David nailed it. Much better explanation. I think his solution is what I was trying to describe, but his use of the proportions makes the solution a lot easier to describe. Still haven't figured out where I messed up my math.

[Jason Roehl]

Obviously, the smaller sphere can't have a diameter of half the cube diagonal minus the radius of the large sphere--that would put the bounds of the small sphere outside the cube.

However, it is entirely possible to have a small sphere touch the large sphere as well as touch 3 sides of the large cube. You just have to find the radius of the small sphere such that the radius is also orthogonal to the cube on the three sides that form the corner in which the small sphere resides. I'd take a stab at it, but I just ate--too little blood flow to the brain right now.

[Eric DeSilva]

And therefore 4.39 = 2r + [(3^(1/2)-1)/2]r, or r = {2 + [(3^(1/2)-1)/2]}/4.39 = 0.53", so diameter is 1.06".

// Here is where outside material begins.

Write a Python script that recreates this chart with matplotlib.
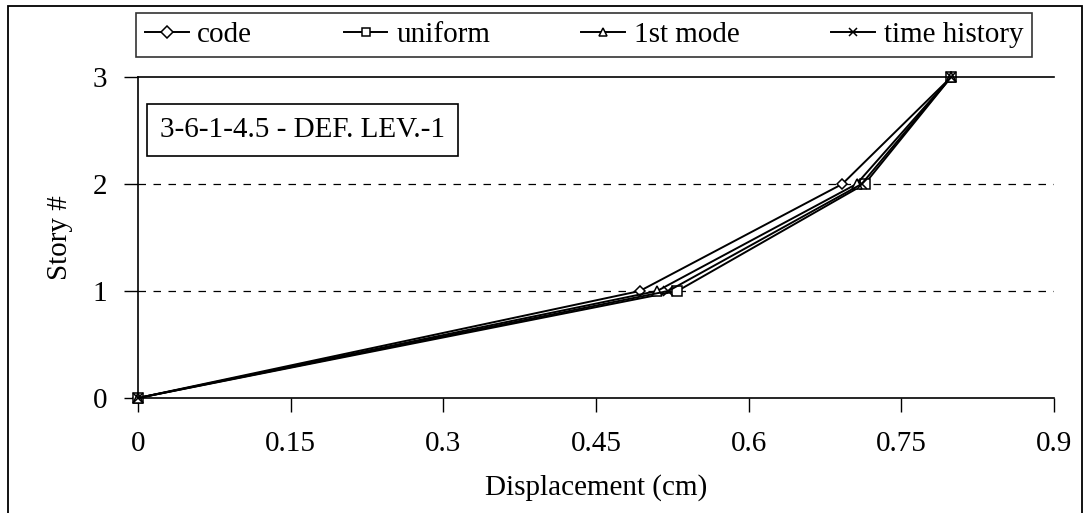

Gah! That's what I messed up. Multiple times. root3/2 - 1/2 is the ratio of the *edge* length to the corner void distance, not the radius (which is half the edge length). So for the little sphere, the diameter (edge of cube) is related to 4.39 as 4.39 = D + (root3/2 - 1/2)*D. So 4.39 = D * (root3 + 1)/2, which gives me the same 3.2 David gets.

[Jason Roehl]

Okay, after drawing a 2-D image on my white board, I have to concur with David's explanation using the ratio of the half-diagonal of the cube plus the radius of the large sphere to the diameter of the sphere is proportional to the ratio of the half-diagonal of the cube minus the radius of the large sphere to the radius of the small sphere.

I bet someone more skilled than I could generate a 3-D image of this in SketchUp.